Lithuania of the World idea is close to other nations too

Ieva Kieraite—Aleksandrova - Malbork Castle
Ieva Kieraitė-Aleksandrova in Malbork Castle

The conference at University of Gdańsk was the first international one along “Baltoscandia 2016” route. During his talk, prof. Jan A. Wendt of Oceanography and geography faculty, introduced the rich history of Gdańsk and stressed that the footprints of creators of Poland and other distinguished personalities are spread not only across the Baltics and Scandinavia, but the rest of the world as well:

“The idea of Lithuania of the World is close to us as well – large waves of emigration have scattered the Polish people across the whole of the world. We believe you are right in saying that at this time cooperation of citizens living abroad and in their homeland is one of the most important objectives.”
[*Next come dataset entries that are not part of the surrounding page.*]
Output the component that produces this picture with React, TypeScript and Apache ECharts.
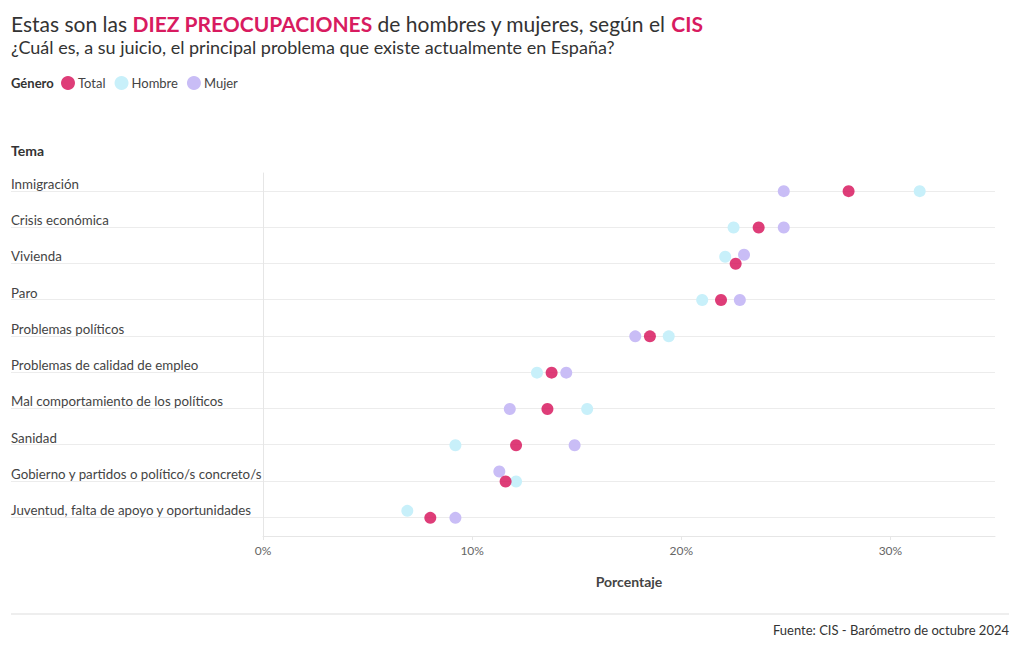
import React, { useEffect, useRef } from "react";
import * as echarts from "echarts";

const categories = [
  "Inmigración",
  "Crisis económica",
  "Vivienda",
  "Paro",
  "Problemas políticos",
  "Problemas de calidad de empleo",
  "Mal comportamiento de los políticos",
  "Sanidad",
  "Gobierno y partidos o político/s concreto/s",
  "Juventud, falta de apoyo y oportunidades",
];

const totalValues = [28.0, 23.7, 22.6, 21.9, 18.5, 13.8, 13.6, 12.1, 11.6, 8.0];
const hombreValues = [31.4, 22.5, 22.1, 21.0, 19.4, 13.1, 15.5, 9.2, 12.1, 6.9];
const mujerValues = [24.9, 24.9, 23.0, 22.8, 17.8, 14.5, 11.8, 14.9, 11.3, 9.2];

// vertical nudges (px) used where dots collide, as in the original
const hombreNudge = [0, 0, -7, 0, 0, 0, 0, 0, 0, -7];
const mujerNudge = [0, 0, -9, 0, 0, 0, 0, 0, -10, 0];

const xTicks = [0, 10, 20, 30];

const FONT = "Lato, 'Noto Sans', sans-serif";
const C_TOTAL = "#d81b60";
const C_HOMBRE = "#c8f0fa";
const C_MUJER = "#c9bdf6";

export default function App() {
  const ref = useRef<HTMLDivElement>(null);
  useEffect(() => {
    if (!ref.current) return;
    const chart = echarts.init(ref.current, null, { renderer: "svg" });
    const mk = (vals: number[], nudge?: number[]) =>
      vals.map((v, i) =>
        nudge && nudge[i] !== 0
          ? { value: [v, categories[i]], symbolOffset: [0, nudge[i]] }
          : { value: [v, categories[i]] }
      );
    chart.setOption({
      animation: false,
      textStyle: { fontFamily: FONT },
      title: {
        left: 11,
        top: 13,
        text:
          "{a|Estas son las }{b|DIEZ PREOCUPACIONES}{a| de hombres y mujeres, según el }{b|CIS}",
        subtext: "¿Cuál es, a su juicio, el principal problema que existe actualmente en España?",
        itemGap: 4,
        padding: 0,
        textStyle: {
          fontWeight: "normal",
          rich: {
            a: { fontSize: 21, color: "#333", fontWeight: "normal", fontFamily: FONT },
            b: { fontSize: 21, color: C_TOTAL, fontWeight: "bold", fontFamily: FONT },
          },
        },
        subtextStyle: { fontSize: 18, color: "#333", fontFamily: FONT },
      },
      legend: {
        left: 61,
        top: 76,
        padding: 0,
        itemWidth: 14,
        itemHeight: 14,
        itemGap: 9,
        icon: "circle",
        data: ["Total", "Hombre", "Mujer"],
        textStyle: { fontSize: 13, color: "#444", fontFamily: FONT, padding: [0, 0, 0, -2] },
        selectedMode: false,
      },
      graphic: [
        {
          type: "text",
          left: 11,
          top: 76,
          style: { text: "Género", fill: "#333", font: `bold 13px ${FONT}` },
        },
        {
          type: "text",
          left: 11,
          top: 143,
          style: { text: "Tema", font: `bold 14px ${FONT}`, fill: "#333" },
        },
        {
          type: "line",
          shape: { x1: 11, y1: 614, x2: 1009, y2: 614 },
          style: { stroke: "#dddddd", lineWidth: 1 },
        },
        {
          type: "text",
          right: 11,
          top: 623,
          style: { text: "Fuente: CIS - Barómetro de octubre 2024", font: `13px ${FONT}`, fill: "#333" },
        },
      ],
      grid: [
        { left: 263, right: 25, top: 173, bottom: 114 },
        { left: 11, right: 25, top: 191, bottom: 133 },
      ],
      xAxis: [
        {
          gridIndex: 0,
          type: "value",
          min: 0,
          max: 35,
          interval: 10,
          axisLine: { show: true, lineStyle: { color: "#e6e6e6" } },
          axisTick: { show: true, length: 4, lineStyle: { color: "#e6e6e6" } },
          splitLine: { show: false },
          axisLabel: {
            showMaxLabel: false,
            formatter: (v: number) => (xTicks.includes(v) ? `${v}%` : ""),
            color: "#666",
            fontSize: 12,
            margin: 8,
            fontFamily: FONT,
          },
          name: "Porcentaje",
          nameLocation: "middle",
          nameGap: 38,
          nameTextStyle: { fontSize: 14, fontWeight: "bold", color: "#444", fontFamily: FONT },
        },
        { gridIndex: 1, type: "value", show: false, min: 0, max: 1 },
      ],
      yAxis: [
        {
          gridIndex: 0,
          type: "category",
          data: categories,
          inverse: true,
          axisLine: { show: true, lineStyle: { color: "#e6e6e6" } },
          axisTick: { show: false },
          splitLine: { show: false },
          axisLabel: {
            align: "left",
            margin: 252,
            verticalAlign: "bottom",
            padding: [0, 0, 1, 0],
            color: "#444",
            fontSize: 13.3,
            fontFamily: FONT,
          },
        },
        {
          gridIndex: 1,
          type: "category",
          data: categories,
          inverse: true,
          boundaryGap: false,
          axisLine: { show: false },
          axisTick: { show: false },
          axisLabel: { show: false },
          splitLine: { show: true, lineStyle: { color: "#ececec", width: 1 } },
        },
      ],
      series: [
        {
          name: "Hombre",
          type: "scatter",
          symbolSize: 12,
          itemStyle: { color: C_HOMBRE, opacity: 1 },
          data: mk(hombreValues, hombreNudge),
          z: 2,
        },
        {
          name: "Mujer",
          type: "scatter",
          symbolSize: 12,
          itemStyle: { color: C_MUJER, opacity: 1 },
          data: mk(mujerValues, mujerNudge),
          z: 3,
        },
        {
          name: "Total",
          type: "scatter",
          symbolSize: 12,
          itemStyle: { color: C_TOTAL, opacity: 0.85 },
          data: mk(totalValues),
          z: 4,
        },
      ],
    });
    return () => chart.dispose();
  }, []);
  return (
    <div
      ref={ref}
      style={{ position: "fixed", left: 0, top: 0, width: 1020, height: 650, background: "#fff" }}
    />
  );
}
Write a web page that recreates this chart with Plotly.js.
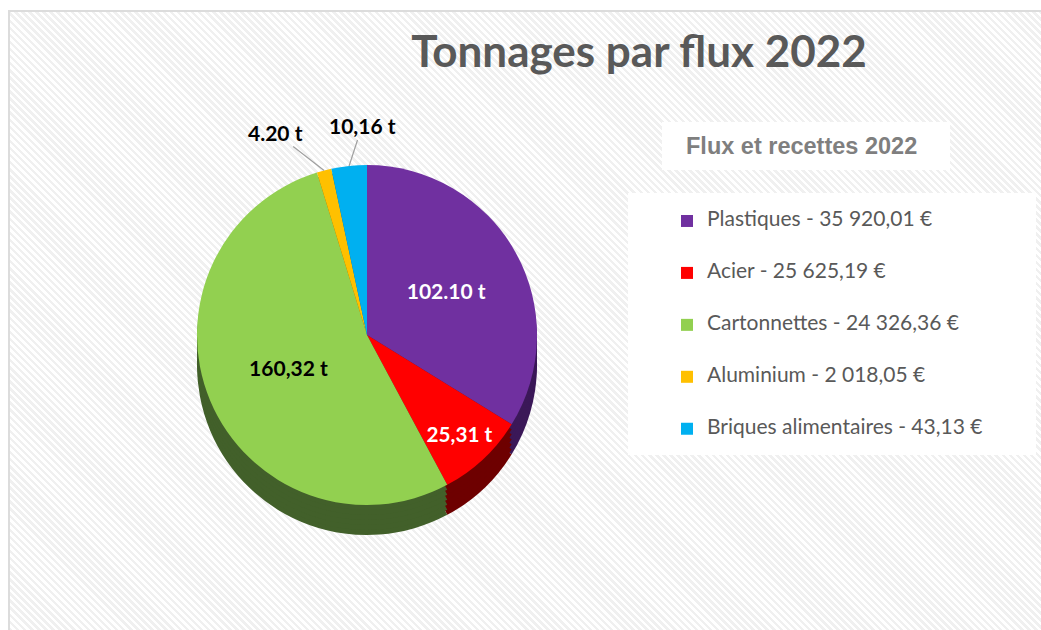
<!DOCTYPE html>
<html><head><meta charset="utf-8">
<script src="https://cdn.plot.ly/plotly-3.0.1.min.js"></script>
<style>
html,body{margin:0;padding:0;background:#fff;width:1041px;height:630px;overflow:hidden;}
#frame{position:absolute;left:8px;top:10px;width:1100px;height:700px;border-left:2px solid #dcdcdc;border-top:2px solid #dcdcdc;
background:repeating-linear-gradient(45deg,#ffffff 0px,#ffffff 2.5px,#f0f0f0 2.5px,#f0f0f0 5px);}
#chart{position:absolute;left:0;top:0;width:1041px;height:630px;}
</style></head><body><div id="frame"></div><div id="chart"></div>
<script>
const categories = ['Plastiques','Acier','Cartonnettes','Aluminium','Briques alimentaires'];
const tonnages = [102.10, 25.31, 160.32, 4.20, 10.16];
const tonnageLabels = ['102.10 t','25,31 t','160,32 t','4.20 t','10,16 t'];
const recettes = ['35 920,01 €','25 625,19 €','24 326,36 €','2 018,05 €','43,13 €'];
const colors = ['#7030A0','#FF0000','#92D050','#FFC000','#00B0F0'];
const sideColors = ['#3b1858','#6e0000','#42602a','#8a6500','#005f85'];
const labelColors = ['#ffffff','#ffffff','#000000','#000000','#000000'];
const labelPositions = ['inside','inside','inside','none','none'];
// offsets (px) of the outside labels from their slice edge
const outsideOffsets = { 3: [-49, -38], 4: [13, -40] };

const W = 1041, H = 630;
const cx = 367, cy = 335, D = 340, depth = 30;
const px = v => v / W, py = v => 1 - v / H;

const legendLabels = categories.map((c, i) =>
  '&nbsp;<br><span style="font-size:21px">' + c + ' - ' + recettes[i] + '</span><br>&nbsp;');

function dom(shift) {
  return { x: [px(cx - D / 2), px(cx + D / 2)], y: [py(cy + D / 2 + shift), py(cy - D / 2 + shift)] };
}

const traces = [];
for (let s = depth; s > 0; s -= 5) {
  traces.push({
    type: 'pie', values: tonnages, labels: legendLabels, sort: false, direction: 'clockwise', rotation: 0,
    marker: { colors: sideColors, line: { width: 0 } }, textinfo: 'none', hoverinfo: 'skip', showlegend: false,
    domain: dom(s)
  });
}
traces.push({
  type: 'pie', values: tonnages, labels: legendLabels, text: tonnageLabels, sort: false, direction: 'clockwise', rotation: 0,
  marker: { colors: colors, line: { width: 0 } }, textinfo: 'text', textposition: labelPositions,
  insidetextorientation: 'horizontal',
  textfont: { family: 'Lato, sans-serif', size: 21, color: labelColors, weight: 'bold' },
  hoverinfo: 'label+value', domain: dom(0)
});

// leader-line labels for the small slices, anchored at the slice's mid-angle on the rim
const total = tonnages.reduce((a, b) => a + b, 0);
const annotations = [
  { text: '<b>Flux et recettes 2022</b>', xref: 'paper', yref: 'paper', x: px(801), y: py(146),
    xanchor: 'center', yanchor: 'middle', showarrow: false,
    font: { family: 'Liberation Sans, Arial, sans-serif', size: 23.5, color: '#7f7f7f' } }
];
let cum = 0;
tonnages.forEach((v, i) => {
  const mid = (cum + v / 2) / total * 2 * Math.PI;
  cum += v;
  if (outsideOffsets[i]) {
    const tx = cx + (D / 2) * Math.sin(mid), ty = cy - (D / 2) * Math.cos(mid);
    annotations.push({
      text: '<b>' + tonnageLabels[i] + '</b>', xref: 'paper', yref: 'paper', x: px(tx), y: py(ty),
      ax: outsideOffsets[i][0], ay: outsideOffsets[i][1], showarrow: true, arrowhead: 0, arrowwidth: 1.2,
      arrowcolor: '#a0a0a0', standoff: 0, startstandoff: 0,
      font: { family: 'Lato, sans-serif', size: 21, color: '#000000' }
    });
  }
});

const layout = {
  width: W, height: H, margin: { l: 0, r: 0, t: 0, b: 0 },
  paper_bgcolor: 'rgba(0,0,0,0)', plot_bgcolor: 'rgba(0,0,0,0)',
  title: { text: '<b>Tonnages par flux 2022</b>', x: 639 / W, xanchor: 'center', y: py(52), yanchor: 'middle',
    font: { family: 'Lato, sans-serif', size: 44, color: '#595959' } },
  showlegend: true,
  legend: { x: px(667), xanchor: 'left', y: py(190), yanchor: 'top', bgcolor: 'rgba(0,0,0,0)',
    font: { family: 'Lato, sans-serif', size: 12.55, color: '#595959' } },
  shapes: [
    { type: 'rect', xref: 'paper', yref: 'paper', x0: px(628), x1: px(1036), y0: py(455), y1: py(193),
      fillcolor: '#ffffff', line: { width: 0 }, layer: 'below' },
    { type: 'rect', xref: 'paper', yref: 'paper', x0: px(662), x1: px(950), y0: py(170), y1: py(122),
      fillcolor: '#ffffff', line: { width: 0 }, layer: 'below' }
  ],
  annotations: annotations
};
Plotly.newPlot('chart', traces, layout, { displayModeBar: false, staticPlot: true });
</script></body></html>
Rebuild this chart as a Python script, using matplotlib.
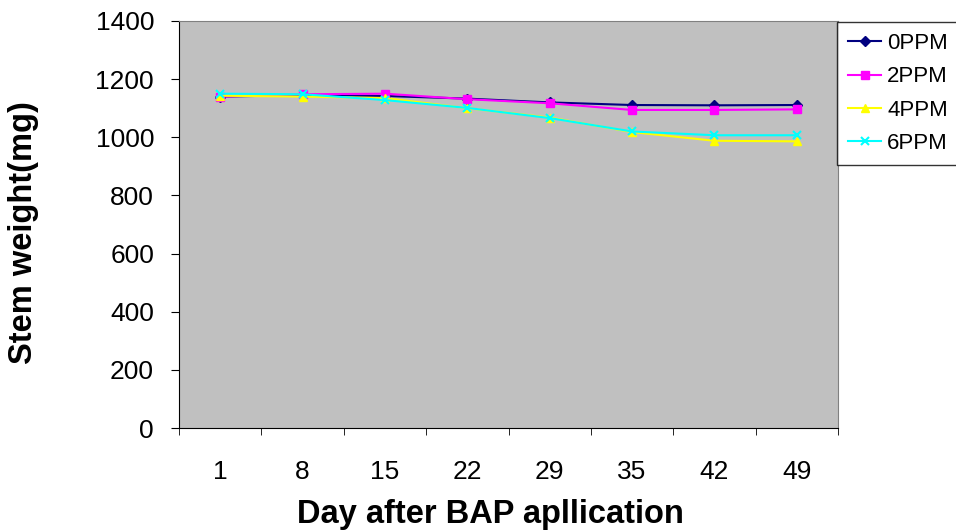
import matplotlib
matplotlib.use('Agg')
import matplotlib.pyplot as plt

plt.rcParams['font.family'] = ['Liberation Sans', 'DejaVu Sans']

days = ['1', '8', '15', '22', '29', '35', '42', '49']
ppm0 = [1140, 1145, 1142, 1133, 1120, 1111, 1110, 1111]
ppm2 = [1140, 1148, 1150, 1131, 1117, 1094, 1094, 1096]
ppm4 = [1143, 1140, 1135, 1100, 1068, 1018, 988, 986]
ppm6 = [1150, 1148, 1128, 1101, 1066, 1020, 1007, 1007]

fig = plt.figure(figsize=(9.56, 5.31), dpi=100)
ax = fig.add_axes([179 / 956, 103 / 531, 659 / 956, 407 / 531])
ax.set_facecolor('#C0C0C0')

x = list(range(len(days)))
ax.plot(x, ppm0, color='#000080', marker='D', markersize=5, lw=1.5, label='0PPM')
ax.plot(x, ppm2, color='#FF00FF', marker='s', markersize=6, lw=1.5, label='2PPM')
ax.plot(x, ppm4, color='#FFFF00', marker='^', markersize=6, lw=1.5, label='4PPM')
ax.plot(x, ppm6, color='#00FFFF', marker='x', markersize=6, mew=1.5, lw=1.5, label='6PPM')

ax.set_xlim(-0.5, len(days) - 0.5)
ax.set_ylim(0, 1400)
ax.set_yticks(range(0, 1401, 200))
ax.set_xticks(x)
ax.set_xticklabels(days)
# тики по границам категорий, как в Excel
ax.set_xticks([i - 0.5 for i in range(len(days) + 1)], minor=True)
ax.tick_params(axis='x', which='major', length=0, pad=23, labelsize=19)
ax.tick_params(axis='x', which='minor', length=5, direction='out')
ax.tick_params(axis='y', length=6, direction='out', labelsize=19, pad=12)

ax.spines['top'].set_color('#808080')
ax.spines['right'].set_color('#808080')

# подписи осей ставим вручную
fig.text(490 / 956, 1 - 523 / 531, 'Day after BAP apllication', fontsize=23.5,
         fontweight='bold', ha='center', va='baseline')
fig.text(24 / 956, 1 - 233 / 531, 'Stem weight(mg)', fontsize=23.5,
         fontweight='bold', ha='center', va='center', rotation=90)

leg = fig.legend(loc='upper left', bbox_to_anchor=(837 / 956, 1 - 22 / 531),
                 fontsize=16, frameon=True, fancybox=False, edgecolor='black',
                 handlelength=1.5, borderpad=0.5, labelspacing=0.55,
                 handletextpad=0.25, borderaxespad=0)
leg.get_frame().set_linewidth(1.0)

fig.savefig('out.png', dpi=100)
plt.close()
Recalling unduly forgotten historical facts

Božena Kisiel, director of Vilnius and Vilnija Lovers’ Society Pomenarija chapter, believes it is essential to strengthen cultural cooperation between Lithuania and Poland: “30% of emigrants from Vilnius and Vilnija region, other regions of the former Grand Duchy of Lithuania, live in Gdańsk or near it. Our roots and culture are intertwined, we cannot forget that.”

Expedition leader Gintautas Babravičius agreed that one of the mission goals is to mark communities and events related to Lithuania, and presenting them to the public. “Mission Lithuania 100” objective is to draw attention to facts that we have unduly forgotten and to urge to explore them.